Luckily, we have four sets of arms to hold Beatrice, and two more sets just down the street at Krystian’s house. (This is why Mary is still here—so great to have lots of support with a newborn.) But even so, my left arm is feeling the muscle fatigue of the long holding. I’m remembering the techniques of getting things done with only one arm free: opening the fridge, fixing bottles, spreading peanut butter for big sister’s sandwich, turning pages in the book I’m reading.
I have a photo somewhere that Paul snapped not long after my third child was born. We are in the bathroom. Anna, age 3, is in the tub. Emily, age 18 months, is balanced precariously on the grown-up potty. I am supporting her with one hand. In my other arm is nestled tiny baby Mark. When I look at this photo, I have two questions: 1) How did I ever do it? And 2) why was Paul taking the photo and not helping?!
I have another memory of holding a newborn. This time all the other children are asleep and Paul and I are watching a movie on TV while I hold and nurse the tiny baby. It was a war movie, I think, one of those movies where lots of gun fire is exchanged and dozens of people are killed. I tended that tiny little soul in my arms, soothing the cries, patting out the burps, rocking and cooing. Here’s the soundtrack of our family room that evening:
“Wah! Wah!”
“There, there, little sweetie, you’re OK.”
“Kapow! Crash! Pew-pew-pew!”
At last, I couldn’t take it anymore. I cried out over the gunfire on the screen, “How can they do that? How can they just kill people like that? Don’t they know how hard it is to get any person even born? Don’t they know how hard it is to keep a little baby alive after they are born? Don’t they know all the sacrifice and hard work, and pain that is invested into every single living being? How can they just snuff a life out with a pew-pew-pew!”

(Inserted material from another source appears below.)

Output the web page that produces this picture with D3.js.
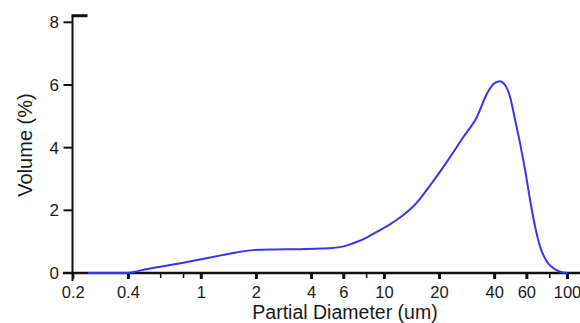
<!DOCTYPE html>
<html>
<head>
<meta charset="utf-8">
<script src="https://cdn.jsdelivr.net/npm/d3@7"></script>
<style>
  html, body { margin: 0; padding: 0; background: #fff; }
  svg { display: block; }
  text { font-family: "Liberation Sans", Arial, Helvetica, sans-serif; fill: #1a1a1a; }
</style>
</head>
<body>
<svg id="chart" width="580" height="323"></svg>
<script>
// ---- data ----
const diameters = [0.24, 0.39, 0.45, 0.5, 0.6, 0.8, 1.0, 1.3, 1.63, 1.92, 2.5, 3.46, 4.5, 5.25, 6.0, 6.75, 8.0, 9.13, 10.5, 11.7, 13.0, 14.4, 16.0, 17.8, 21.9, 27.0, 32.0, 36.3, 39.4, 42.5, 45.7, 48.6, 51.8, 55.1, 58.7, 62.5, 66.6, 70.9, 77.2, 83.8, 91.2, 100];
const volumes   = [0.0, 0.0, 0.06, 0.12, 0.2, 0.33, 0.44, 0.57, 0.68, 0.73, 0.75, 0.76, 0.78, 0.8, 0.85, 0.95, 1.13, 1.32, 1.52, 1.7, 1.9, 2.13, 2.44, 2.8, 3.54, 4.34, 4.98, 5.72, 6.03, 6.12, 5.99, 5.61, 4.87, 4.13, 3.28, 2.32, 1.47, 0.84, 0.36, 0.15, 0.04, 0.0];
const xTickValues = [0.2, 0.4, 1, 2, 4, 6, 10, 20, 40, 60, 100];
const xTickLabels = ["0.2", "0.4", "1", "2", "4", "6", "10", "20", "40", "60", "100"];
const xMinorTicks = [0.6, 0.8, 8, 80];
const yTickValues = [0, 2, 4, 6, 8];
const yTickLabels = ["0", "2", "4", "6", "8"];
const xTitle = "Partial Diameter (um)";
const yTitle = "Volume (%)";

const svg = d3.select("#chart");
const x = d3.scaleLog().domain([0.2, 100]).range([73.3, 567.5]);
const y = d3.scaleLinear().domain([0, 8]).range([273, 22.3]);
const axisX = 72.5;

// ---- y axis ----
const gy = svg.append("g");
gy.append("line").attr("x1", axisX).attr("x2", axisX)
  .attr("y1", y(8.21)).attr("y2", y(0) + 8)
  .attr("stroke", "#111").attr("stroke-width", 2);
gy.append("line").attr("x1", axisX - 1).attr("x2", axisX + 15)
  .attr("y1", y(8.21)).attr("y2", y(8.21))
  .attr("stroke", "#111").attr("stroke-width", 3);
yTickValues.forEach((v, i) => {
  gy.append("line").attr("x1", axisX - 9).attr("x2", axisX)
    .attr("y1", y(v)).attr("y2", y(v))
    .attr("stroke", "#111").attr("stroke-width", 2);
  gy.append("text").attr("x", axisX - 13.5).attr("y", y(v)).attr("dy", "0.36em")
    .attr("text-anchor", "end").attr("font-size", 17).text(yTickLabels[i]);
});

// ---- x axis ----
const gx = svg.append("g");
gx.append("line").attr("x1", 63).attr("x2", 580)
  .attr("y1", y(0)).attr("y2", y(0))
  .attr("stroke", "#111").attr("stroke-width", 2.5);
xTickValues.forEach((v, i) => {
  gx.append("line").attr("x1", x(v)).attr("x2", x(v))
    .attr("y1", y(0)).attr("y2", y(0) + 6)
    .attr("stroke", "#111").attr("stroke-width", i === 0 ? 2 : 3);
  gx.append("text").attr("x", x(v)).attr("y", 298)
    .attr("text-anchor", "middle").attr("font-size", 16.5).text(xTickLabels[i]);
});
xMinorTicks.forEach(v => {
  gx.append("line").attr("x1", x(v)).attr("x2", x(v))
    .attr("y1", y(0)).attr("y2", y(0) + 5)
    .attr("stroke", "#111").attr("stroke-width", 1.5);
});

// ---- titles ----
svg.append("text").attr("x", 345).attr("y", 319)
  .attr("text-anchor", "middle").attr("font-size", 19.5).text(xTitle);
svg.append("text").attr("transform", "translate(32,145) rotate(-90)")
  .attr("text-anchor", "middle").attr("font-size", 20).text(yTitle);

// ---- curve ----
const pts = diameters.map((d, i) => [d, volumes[i]]);
const line = d3.line().x(d => x(d[0])).y(d => y(d[1])).curve(d3.curveMonotoneX);
svg.append("path").datum(pts).attr("d", line)
  .attr("fill", "none").attr("stroke", "#3535f2").attr("stroke-width", 2);
</script>
</body>
</html>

Paul, I think, turned off the movie and probably blamed post-partum hormones for my outburst.
But really, just think about it. Humans are designed so that someone—a mother-- has to suffer for them to be born. Just carrying that little fetus/zygote messes with your body almost from the moment of conception. My daughter Mary suffers from hyperemesis—really brutal morning sickness. She started throwing up before the positive pregnancy test, and then spent the next three months vomiting so much she had to stay in bed with an IV. That is sacrifice.
Then, once a mom stops vomiting, the sweet little one has grown so big she is taking up all the space normally reserved for vital organs. The baby doesn’t care if mom can’t digest or breathe.
Baby is the priority for the body for the nine months she is growing.
When Mary was so sick she couldn’t eat anything, we worried if the baby would be affected. The doctor blithely replied, “Oh no. Your body’s priority is to feed the baby. You will suffer, but not baby.”
Let’s not even talk about childbirth. When my husband had kidney stones, the doctor said, “Now you know something of what your wife went through with childbirth, but this is not as bad.”
Then there’s the whole keeping-baby-alive-once-they-are-born challenge that we have already discussed.
And then as baby grows, teaching them to be safe, and kind, and responsible. Just think about that for a minute
So—what are the takeaways here?
If you are alive, you have a mother to thank. If you are even a moderately functional adult, you probably have a mother—and a father, and many other parental figures-- to thank.
Also, when you look at any person--even people you disagree with or people who have hurt you or people who do wrong things—remember that person had a mother who sacrificed to carry him/her, who gave up sleep and self-care in order to keep that person alive. Recognize the value of that person, even if you just think about what the life cost in human sacrifice and effort.
So, number 1, thank a mother.
Secondly, value the people around you. Judging by the effort that got them here, their worth is great.
And, if you are a mom--even though this is late--I’m wishing you a Happy Mother’s Day. You are a hero.